It’s October, which means it’s basically Halloween. And that means one thing for gamers: It’s time play some horror games.
And I know the perfect ones.
Horror is a genre I’ve really gotten into these past few years, and it’s reached a point where I’m pretty desensitized to all of it. Horror films rarely disturb me, haunted houses don’t put me on edge, and scary games rarely make my blood run cold.
Except for two.
To this day, “Outlast” and “Outlast 2,” both independent games, are by far the scariest and most chilling horror games I’ve ever played. If you’re looking for terrifying games to play this spooky season and haven’t tried either “Outlast,” give them a shot—if you dare.
Both games feature a similar premise: Trapped in a location with nothing more than a journal and a night vision video camera, you must make your way through areas teeming with psychotic and disfigured people who want to murder you. With no fighting skills or weapons, your only chance for survival is to hide and, should that fail, run. It’s a recipe ripe with opportunity for crippling fear.
In the original “Outlast,” you play as a journalist investigating a shuttered insane asylum. Once you make it inside, you realize it’s become overrun with the hospitals’ insane patients, most of whom want to kill you.

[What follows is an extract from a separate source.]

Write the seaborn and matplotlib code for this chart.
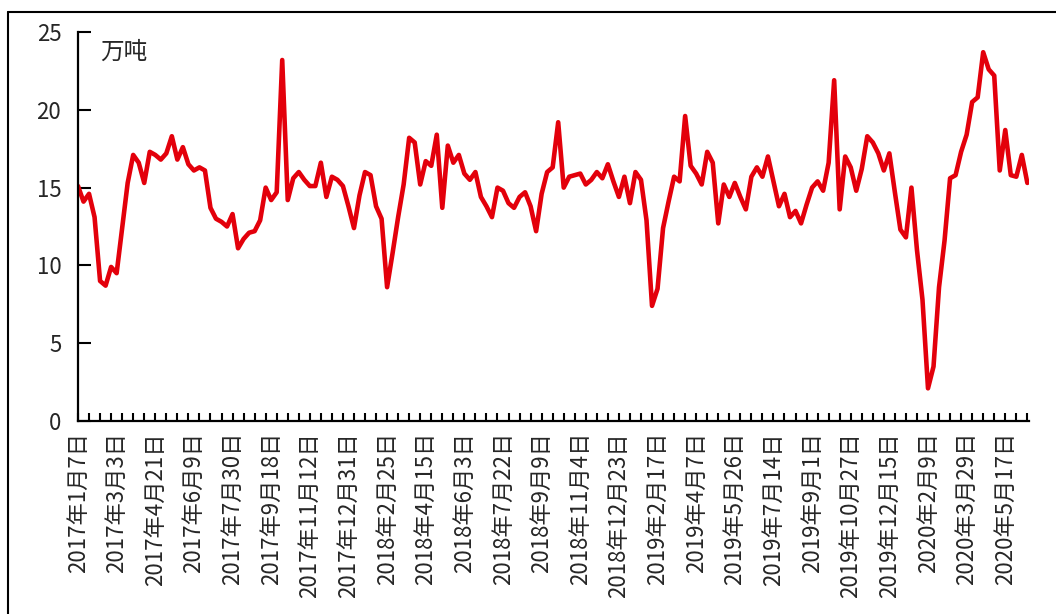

In “Outlast 2,” you’re trapped on the island of a religious cult that has kidnapped your wife. The game features flashbacks to when the main character attended Catholic school, and those scenes are often scarier than the game’s main premise.
The idea to make the player defenseless isn’t unique to “Outlast,” but both games execute the mechanic to great effect.
Several parts of both games require you to carefully traverse dark and gloomy areas patrolled by truly disturbing enemies, and the sharp shrill of music that rings out when they spot you sends chills down my spine every time. Playing alone in the dark, there’s been more than a few occasions I’ve actually screamed after some monstrosity finally spotted me and gave chase, forcing me to run and hide and pray I lost him.
Both games also excel at environmental storytelling, giving you plenty of horrible things to witness as you work through all of the levels.
Among my favorite things about haunted houses are the moments between jump scares when you’re slowly passing through a room with some gnarly scene to watch. Both “Outlast” games use these strategically to boost the tension between more thrilling moments, and collectible notes and messages let you learn unsettling details about the worlds you’re exploring.
But really what makes the “Outlast” games so terrifying is exactly what you’d expect: They are simply gross, filled with disturbing images designed to elevate your heart rate and make you want to end the experience as quickly as possible. Both games are overflowing with every clichéd horror trope you could imagine, but I’ve never experienced any game that combines them all to such a horrifying effect as “Outlast.”
“Outlast” is not for the faint of heart. But if you’ve got a craving for some true spooks this October, download either game, turn out the lights, and prepare yourself for a true horror experience.